Attitudes au travail et comportement Les ressources les plus importantes que l'emploi en milieu
correctionnel permet aux délinquants d'acquérir sont peut-être des
compétences génériques, des attitudes et des comportements découlant d'une
expérience du travail, qui ne sont pas propres à un emploi mais peuvent être
appliqués à de nombreux emplois différents. Ces compétences
génériques sont particulièrement importantes pour les délinquants vu que ces
derniers ont ordinairement occupé peu d'emplois dans la collectivité et peuvent par
conséquent avoir beaucoup à apprendre de toute expérience de travail.
Même si l'expérience contribue certes à l'employabilité globale, on peut
soutenir qu'il est encore plus important pour les délinquants d'acquérir les attitudes
(comme la motivation) et les comportements (comme la capacité de collaborer avec des
collègues) généraux que donne l'expérience du travail et qui peuvent
être appliqués à divers emplois.
Nous avons examiné pour cette étude les attitudes au travail et les comportements dans un
échantillon composé de 128 délinquants incarcérés dans sept
établissements du Service correctionnel du Canada.

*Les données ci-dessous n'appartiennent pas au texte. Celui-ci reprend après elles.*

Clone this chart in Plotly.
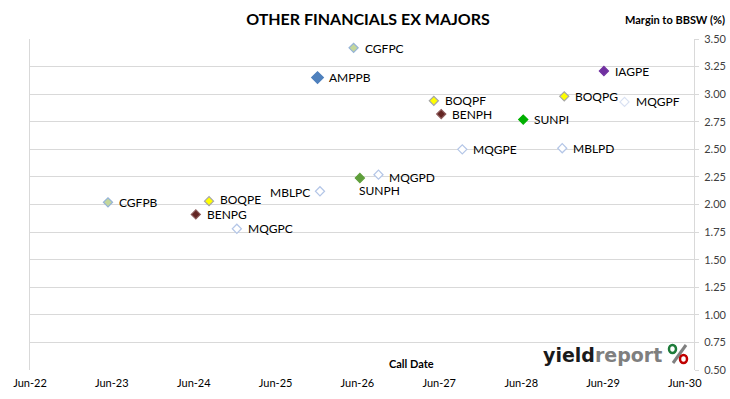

La motivation est un aspect du travail en milieu correctionnel qui mérite qu'on s'y attarde.
D'après les recherches, les délinquants qui sont personnellement satisfaits de leur
«emploi» et qui estiment faire un travail utile croient avoir plus de chances de se
réadapter(9). Par contre, ceux qui estiment que leur travail n'a ni sens ni importance
sont peu susceptibles d'être motivés(10).
Les cotes obtenues par les délinquants sur le plan de la motivation intrinsèque au
travail (correspondant à la mesure dans laquelle une personne veut accomplir son travail
correctement dans un but de satisfaction personnelle) étaient semblables, quoiqu'un peu plus
faibles, à celles qui ont été obtenues pour deux échantillons de
travailleurs manuels britanniques.
Les perceptions de la valeur de l'emploi et de la mesure dans laquelle les délinquants se
sentent responsables des résultats produits étaient semblables à celles d'un
échantillon de membres de la collectivité quoique, dans ce cas aussi un peu plus
faibles.
Nous avons examiné les comportements au travail en fonction d'un ensemble de compétences
génériques que les employeurs de la collectivité jugent importantes(11).